Sa fille plonge avec délectation dans les œuvres de son père jusqu’à devenir directrice de production de ses plus récentes créations (O Ka, Min Yé). Puis elle réalise Hommage d’une fille à son père, un documentaire personnel, sensible et critique qui dresse des parallèles passionnants entre la carrière de son paternel et le septième art malien. Non seulement Souleymane Cissé transmet pour les générations futures, mais il tente aussi de développer des structures afin de développer un cinéma national.

« J’espère que la situation va s’améliorer, lance sur un ton grave la réalisatrice. Pour faire un film, il faut du financement, et jusqu’à présent, il n’y a pas de financement approprié pour le cinéma. Il faut se débrouiller seul pour aller chercher de l’argent… Déjà qu’il n’y a pas de formation en tant que telle au Mali qui est reliée au cinéma. »

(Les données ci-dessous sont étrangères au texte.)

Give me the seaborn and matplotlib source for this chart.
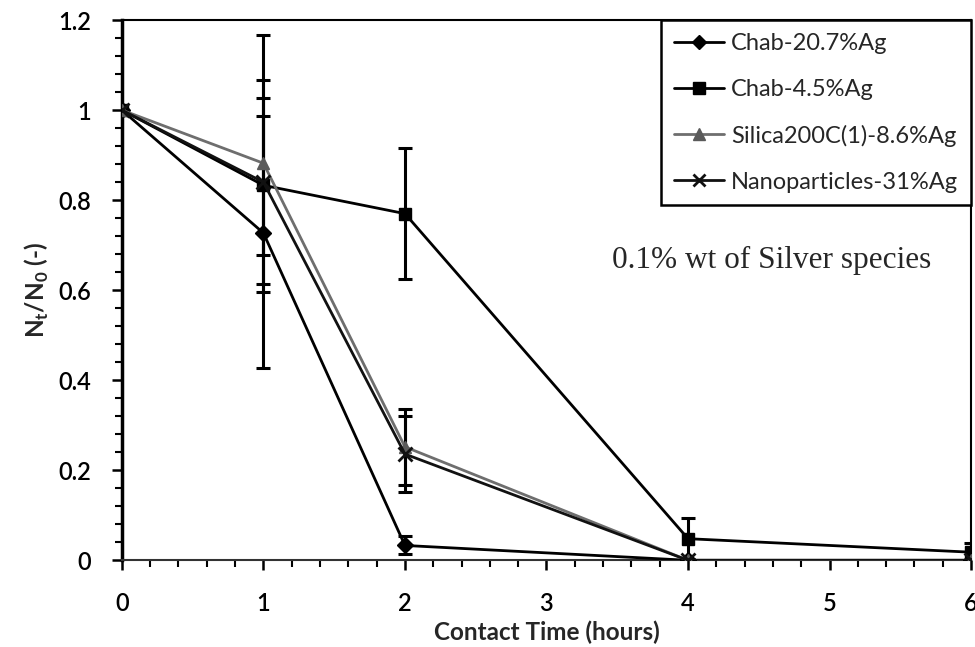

Si l’un des cinéastes les plus importants à l’échelle mondiale ne possède pas les moyens pour créer, cela n’augure rien de bon pour la suite des choses.

« Malgré tout ce que mon père a fait pour mettre en valeur le cinéma malien et africain, il n’est toujours pas reconnu dans son propre pays », rappelle sa fille.

« Je pense que Fatou doit être tolérante, relativise son père, qui prépare un documentaire sur Martin Scorsese. Quand on dit que “Nul n’est prophète en son pays”, c’est une vérité. Mais ce n’est pas important. Ce qui est important, c’est qu’on est arrivé à faire des choses. Les films restent. Il faut se baser sur ça et laisser tomber les histoires… Nous savons que le jour viendra où notre culture prendra forme. »

Vues d’Afrique se déroule jusqu’au 30 avril.